Improving the regulatory and policy environment. Negotiating and adopting a list of global goals in itself does not ensure the kind of stable and predictable regulatory policy environment needed to promote investment. The SDGs are desired results, but there is still a lot of debate and disagreement on how to commit and get there. Continuing scientific uncertainties, including in the area of climate change, are exploited by various interest groups fighting for their own parochial interests. As a result, sustainable development policies remain largely experimental, questionable and unstable. Clear, consistent and credible public commitments are needed. How can we expect the private sector, for example, to help fight climate change if governments cannot themselves put a credible price on carbon emissions?
Ensuring the compatibility of profits with social objectives. Because the private sector is driven by profits, its involvement is often perceived as problematic. Building trust is a priority, and this must be founded on a better understanding of the role and responsibilities of private companies and, beyond this, of the notion of profitability itself. Of course, profits can be excessive and their distribution unjust. Yet, profitability itself is not the culprit. Profits are crucial for increasing real incomes and ensuring the sustainability of efforts and investments, as well as of results over time. Recognising this, social business champions support activities that both achieve social objectives and are profitable enough to be self-sustainable (Chapter 5). The question is how to make the pursuit of social objectives compatible with market-led profit requirements.

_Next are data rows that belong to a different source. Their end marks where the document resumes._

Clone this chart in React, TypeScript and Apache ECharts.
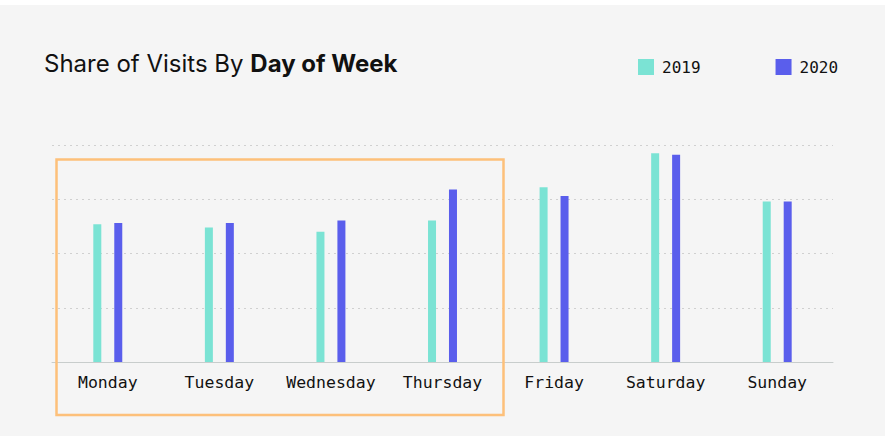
import React, { useEffect, useRef } from "react";
import * as echarts from "echarts";

const days = ["Monday", "Tuesday", "Wednesday", "Thursday", "Friday", "Saturday", "Sunday"];
const share2019 = [12.7, 12.4, 12.0, 13.05, 16.1, 19.25, 14.8];
const share2020 = [12.8, 12.8, 13.05, 15.9, 15.3, 19.1, 14.8];
const yTicks = [0, 5, 10, 15, 20];

const TEAL = "#7be3d4";
const BLUE = "#5a5eec";
const MONO = "'DejaVu Sans Mono', 'Liberation Mono', monospace";

export default function App() {
  const ref = useRef<HTMLDivElement>(null);
  useEffect(() => {
    if (!ref.current) return;
    const chart = echarts.init(ref.current, null, { renderer: "svg" });
    chart.setOption({
      animation: false,
      backgroundColor: "#ffffff",
      graphic: [
        {
          type: "rect",
          z: -10,
          silent: true,
          shape: { x: 0, y: 5, width: 885, height: 431 },
          style: { fill: "#f5f5f5" },
        },
        {
          type: "rect",
          z: 10,
          silent: true,
          shape: { x: 56.5, y: 159.5, width: 447, height: 255.5 },
          style: { fill: "none", stroke: "#fdc07a", lineWidth: 2.5 },
        },
      ],
      title: {
        left: 39,
        top: 46,
        text: "{r|Share of Visits By }{b|Day of Week}",
        textStyle: {
          rich: {
            r: { fontFamily: "Inter", fontSize: 24, fontWeight: 400, color: "#111" },
            b: { fontFamily: "Inter", fontSize: 24, fontWeight: 700, color: "#111" },
          },
        },
      },
      legend: {
        left: 633,
        top: 54,
        icon: "rect",
        itemWidth: 16,
        itemHeight: 16,
        itemGap: 75,
        textStyle: { fontFamily: MONO, fontSize: 16, color: "#111", padding: [0, 0, 0, 3] },
        data: ["2019", "2020"],
      },
      grid: { left: 52, right: 57, top: 145, bottom: 84, containLabel: false },
      xAxis: {
        type: "category",
        data: days,
        axisLine: { lineStyle: { color: "#c8cdcc", width: 1 } },
        axisTick: { show: false },
        axisLabel: { fontFamily: MONO, fontSize: 16.5, color: "#111", margin: 12, interval: 0 },
      },
      yAxis: {
        type: "value",
        min: yTicks[0],
        max: yTicks[yTicks.length - 1],
        interval: yTicks[1] - yTicks[0],
        axisLabel: { show: false },
        axisLine: { show: false },
        axisTick: { show: false },
        splitLine: { lineStyle: { color: "#d0d0d0", type: [2, 4], width: 1 } },
      },
      series: [
        { name: "2019", type: "bar", data: share2019, barWidth: 8, barGap: "162%", itemStyle: { color: TEAL } },
        { name: "2020", type: "bar", data: share2020, barWidth: 8, barGap: "162%", itemStyle: { color: BLUE } },
      ],
    });
    return () => chart.dispose();
  }, []);
  return (
    <div
      ref={ref}
      style={{ position: "absolute", left: 0, top: 0, width: 890, height: 446 }}
    />
  );
}
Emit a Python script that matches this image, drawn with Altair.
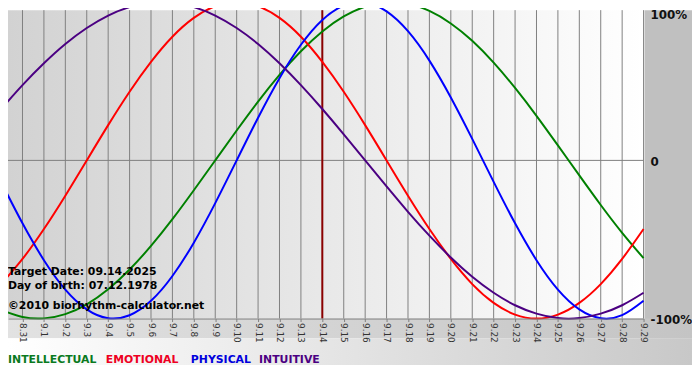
import altair as alt
import pandas as pd

# ---- data ----
DATES = ["8.30", "8.31", "9.1", "9.2", "9.3", "9.4", "9.5", "9.6", "9.7", "9.8",
         "9.9", "9.10", "9.11", "9.12", "9.13", "9.14", "9.15", "9.16", "9.17",
         "9.18", "9.19", "9.20", "9.21", "9.22", "9.23", "9.24", "9.25", "9.26",
         "9.27", "9.28", "9.29"]

INTELLECTUAL = [-0.945, -0.990, -0.999, -0.972, -0.910, -0.815, -0.690, -0.541,
                -0.372, -0.189, 0.0, 0.189, 0.372, 0.541, 0.690, 0.815, 0.910,
                0.972, 0.999, 0.990, 0.945, 0.866, 0.756, 0.618, 0.458, 0.282,
                0.095, -0.095, -0.282, -0.458, -0.618]
EMOTIONAL = [-0.782, -0.623, -0.434, -0.223, 0.0, 0.223, 0.434, 0.623, 0.782,
             0.901, 0.975, 1.0, 0.975, 0.901, 0.782, 0.623, 0.434, 0.223, 0.0,
             -0.223, -0.434, -0.623, -0.782, -0.901, -0.975, -1.0, -0.975,
             -0.901, -0.782, -0.623, -0.434]
PHYSICAL = [-0.136, -0.398, -0.631, -0.817, -0.942, -0.998, -0.979, -0.888,
            -0.731, -0.520, -0.270, 0.0, 0.270, 0.520, 0.731, 0.888, 0.979,
            0.998, 0.942, 0.817, 0.631, 0.398, 0.136, -0.136, -0.398, -0.631,
            -0.817, -0.942, -0.998, -0.979, -0.888]
INTUITIVE = [0.325, 0.476, 0.614, 0.736, 0.837, 0.916, 0.969, 0.997, 0.997,
             0.969, 0.916, 0.837, 0.736, 0.614, 0.476, 0.325, 0.165, 0.0,
             -0.165, -0.325, -0.476, -0.614, -0.736, -0.837, -0.916, -0.969,
             -0.997, -0.997, -0.969, -0.916, -0.837]

SERIES = ["INTELLECTUAL", "EMOTIONAL", "PHYSICAL", "INTUITIVE"]
SERIES_VALUES = [INTELLECTUAL, EMOTIONAL, PHYSICAL, INTUITIVE]
COLORS = ["#008000", "#ff0000", "#0000ff", "#4b0082"]
LEGEND_COLORS = ["#0a7a1e", "#ee0022", "#0000dd", "#4b0082"]

TARGET_DATE = "9.14"
Y_TICKS = [1, 0, -1]
Y_TICK_LABELS = ["100%", "0", "-100%"]
INFO_LINES = ["Target Date: 09.14.2025", "Day of birth: 07.12.1978",
              "\u00a92010 biorhythm-calculator.net"]

# ---- layout / style ----
W, H = 643, 312
FONT = "DejaVu Sans"
GRID = "#808080"

days = list(range(len(DATES)))
rows = []
for name, vals in zip(SERIES, SERIES_VALUES):
    for d, v in zip(days, vals):
        rows.append({"day": d, "value": v, "series": name})
df = pd.DataFrame(rows)

label_expr = "[" + ",".join("'" + s + "'" for s in DATES) + "][datum.value]"

xs = alt.Scale(domain=[0.323, len(DATES) - 1], nice=False, zero=False)
ys = alt.Scale(domain=[-1, 0.95], nice=False, zero=False)

x_axis = alt.Axis(values=days, labelExpr=label_expr, labelAngle=90,
                  labelFont=FONT, labelFontSize=9, labelColor="#333333",
                  labelPadding=1, labelOverlap=False, labelFlush=False,
                  tickSize=3, tickColor=GRID, domainColor=GRID,
                  grid=False, title=None, zindex=1)
X = alt.X("day:Q", scale=xs, axis=x_axis)
Y = alt.Y("value:Q", scale=ys, axis=None)

one = alt.Data(values=[{"k": 1}])


def grad(c0, c1):
    return alt.LinearGradient(
        gradient="linear", x1=0, y1=0, x2=1, y2=0,
        stops=[alt.GradientStop(color=c0, offset=0),
               alt.GradientStop(color=c1, offset=1)])


plot_bg = alt.Chart(one).mark_rect(color=grad("#d2d2d2", "#ffffff")).encode(
    x=alt.value(0), x2=alt.value(W), y=alt.value(0), y2=alt.value(H))
right_strip = alt.Chart(one).mark_rect(color="#c0c0c0").encode(
    x=alt.value(W + 1), x2=alt.value(692), y=alt.value(0), y2=alt.value(H + 20))
label_band = alt.Chart(one).mark_rect(color=grad("#e2e2e2", "#c4c4c4")).encode(
    x=alt.value(0), x2=alt.value(692), y=alt.value(H), y2=alt.value(H + 20))
legend_band = alt.Chart(one).mark_rect(color=grad("#ffffff", "#c8c8c8")).encode(
    x=alt.value(0), x2=alt.value(692), y=alt.value(H + 20), y2=alt.value(H + 47))

grid_rules = alt.Chart(pd.DataFrame({"day": days})).mark_rule(
    color=GRID, strokeWidth=1).encode(x=X)
zero_rule = alt.Chart(pd.DataFrame({"value": [0]})).mark_rule(
    color=GRID, strokeWidth=1).encode(y=Y)
target_rule = alt.Chart(pd.DataFrame({"day": [DATES.index(TARGET_DATE)]})).mark_rule(
    color="#8b0000", strokeWidth=2).encode(x=X)

lines = []
for name, col in zip(SERIES, COLORS):
    lines.append(
        alt.Chart(df[df["series"] == name]).mark_line(
            color=col, strokeWidth=2, interpolate="natural").encode(x=X, y=Y))

ylab_top = alt.Chart(pd.DataFrame({"value": Y_TICKS[:1], "label": Y_TICK_LABELS[:1]})).mark_text(
    align="left", baseline="top", dy=8, font=FONT, fontSize=12,
    fontWeight="bold", color="#111111").encode(x=alt.value(W + 7), y=Y, text="label:N")
ylab_rest = alt.Chart(pd.DataFrame({"value": Y_TICKS[1:], "label": Y_TICK_LABELS[1:]})).mark_text(
    align="left", baseline="middle", dy=2, font=FONT, fontSize=12,
    fontWeight="bold", color="#111111").encode(x=alt.value(W + 7), y=Y, text="label:N")

info_y = [265, 279, 299]
info = [alt.Chart(alt.Data(values=[{"t": s}])).mark_text(
    align="left", baseline="middle", font=FONT, fontSize=11,
    fontWeight="bold", color="#000000").encode(
        x=alt.value(0), y=alt.value(yy), text="t:N")
    for s, yy in zip(INFO_LINES, info_y)]

legend_x = [0, 99, 185, 254]
legend = [alt.Chart(alt.Data(values=[{"t": s}])).mark_text(
    align="left", baseline="middle", font=FONT, fontSize=11,
    fontWeight="bold", color=c).encode(
        x=alt.value(xx), y=alt.value(H + 42), text="t:N")
    for s, c, xx in zip(SERIES, LEGEND_COLORS, legend_x)]

chart = alt.layer(
    plot_bg, right_strip, label_band, legend_band,
    grid_rules, zero_rule, target_rule, *lines,
    ylab_top, ylab_rest, *info, *legend
).properties(
    width=W, height=H,
    autosize=alt.AutoSizeParams(type="none"),
    padding={"left": 0, "top": 0, "right": 49, "bottom": 60},
).configure(background="white").configure_view(strokeWidth=0)

chart.save("out.html", embed_options={"renderer": "svg", "actions": False})
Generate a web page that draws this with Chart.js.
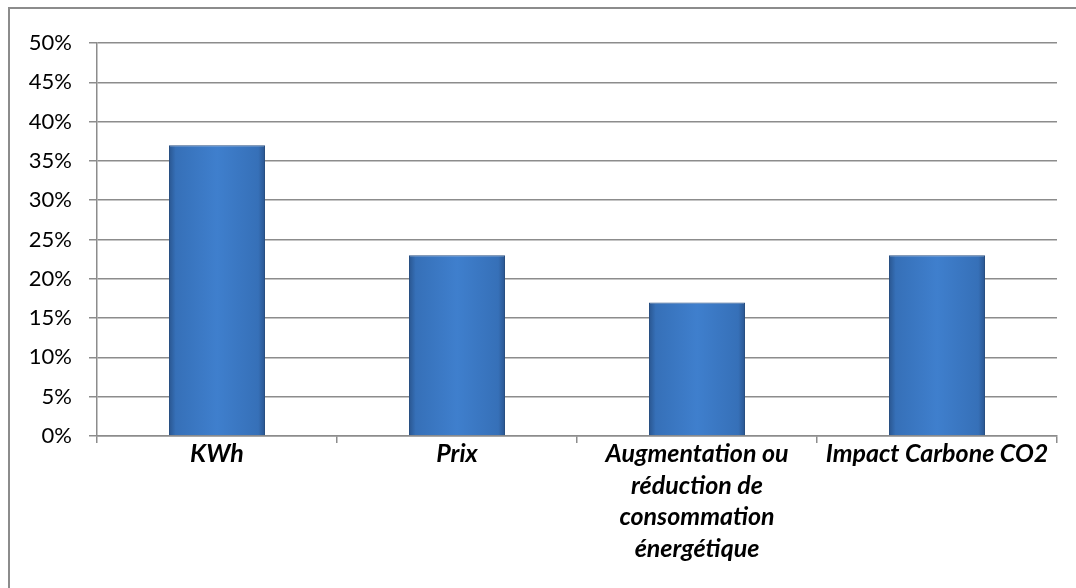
<!DOCTYPE html>
<html>
<head>
<meta charset="utf-8">
<script src="https://cdn.jsdelivr.net/npm/chart.js@4/dist/chart.umd.min.js"></script>
<style>
  html,body{margin:0;padding:0;background:#fff;overflow:hidden;}
  #wrap{position:relative;width:1076px;height:588px;}
  #frame{position:absolute;left:8px;top:7px;width:1100px;height:620px;border:2px solid #8c8c8c;box-sizing:border-box;}
  canvas{position:absolute;left:0;top:0;}
</style>
</head>
<body>
<div id="wrap">
  <div id="frame"></div>
  <canvas id="chart" width="1076" height="588"></canvas>
</div>
<script>
const categories=[
  'KWh',
  'Prix',
  ['Augmentation ou','réduction de','consommation','énergétique'],
  'Impact Carbone CO2'
];
const values=[37,23,17,23];
const yTicks=[0,5,10,15,20,25,30,35,40,45,50];

const gridColor='#8c8c8c';

function barFill(ctx){
  const chart=ctx.chart;
  const xs=chart.scales.x;
  if(!chart.chartArea||!xs) return '#3f7cc8';
  const cx=xs.getPixelForValue(ctx.dataIndex);
  const w=(chart.chartArea.right-chart.chartArea.left)/categories.length*0.4;
  const g=chart.ctx.createLinearGradient(cx-w/2,0,cx+w/2,0);
  g.addColorStop(0,'#2a5690');
  g.addColorStop(0.07,'#3670b8');
  g.addColorStop(0.5,'#3f7fcd');
  g.addColorStop(0.93,'#3670b8');
  g.addColorStop(1,'#2a5690');
  return g;
}

new Chart(document.getElementById('chart'),{
  type:'bar',
  data:{
    labels:categories,
    datasets:[{
      data:values,
      backgroundColor:barFill,
      borderColor:'#284f82',
      borderWidth:1,
      categoryPercentage:0.4,
      barPercentage:1
    }]
  },
  options:{
    responsive:false,
    animation:false,
    layout:{padding:{left:0,top:43,right:19,bottom:0}},
    plugins:{legend:{display:false},tooltip:{enabled:false}},
    scales:{
      y:{
        min:0,max:50,
        afterBuildTicks:s=>{s.ticks=yTicks.map(v=>({value:v}));},
        afterFit:s=>{s.width=97;},
        ticks:{
          color:'#000',
          padding:17,
          font:{family:'Lato',size:22},
          callback:v=>v+'%'
        },
        grid:{color:gridColor,lineWidth:1.5,tickLength:8},
        border:{color:gridColor,width:1.5}
      },
      x:{
        afterFit:s=>{s.height=152;},
        ticks:{
          color:'#000',
          padding:-5,
          maxRotation:0,
          autoSkip:false,
          font:{family:'Lato',size:25,style:'italic',weight:'bold',lineHeight:1.27}
        },
        grid:{color:gridColor,lineWidth:1.5,drawOnChartArea:false,tickLength:7,offset:true},
        border:{color:gridColor,width:1.5}
      }
    }
  }
});
</script>
</body>
</html>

In my view, sound public development finance can play a role in resolving some of these issues. Above and beyond funding what private markets won’t finance spontaneously, it can use innovative financial instruments – such as subsidies, insurance and partial guarantees – to mobilise investment. Such an approach requires sound risk analysis to arrive at informed decisions about desirable risk allocation (notably between the public and private parties). It also calls for conviction concerning why, when and how to support private investments with public money in order to reach social and environmental objectives. And there is an additional difficulty: effective instruments to mobilise finance for a project or activity include insurance and guarantees, which imply a willingness to finance (should the covered risk materialise) rather than actual financing. In many cases, no money may need to be spent, which makes the corresponding public finance effort more difficult to measure and communicate, and the links with results or impact more blurred. Despite these difficulties, this is a very promising path, and one that may lead to a profound revolution in public-private partnerships and in public finance in support of the SDGs.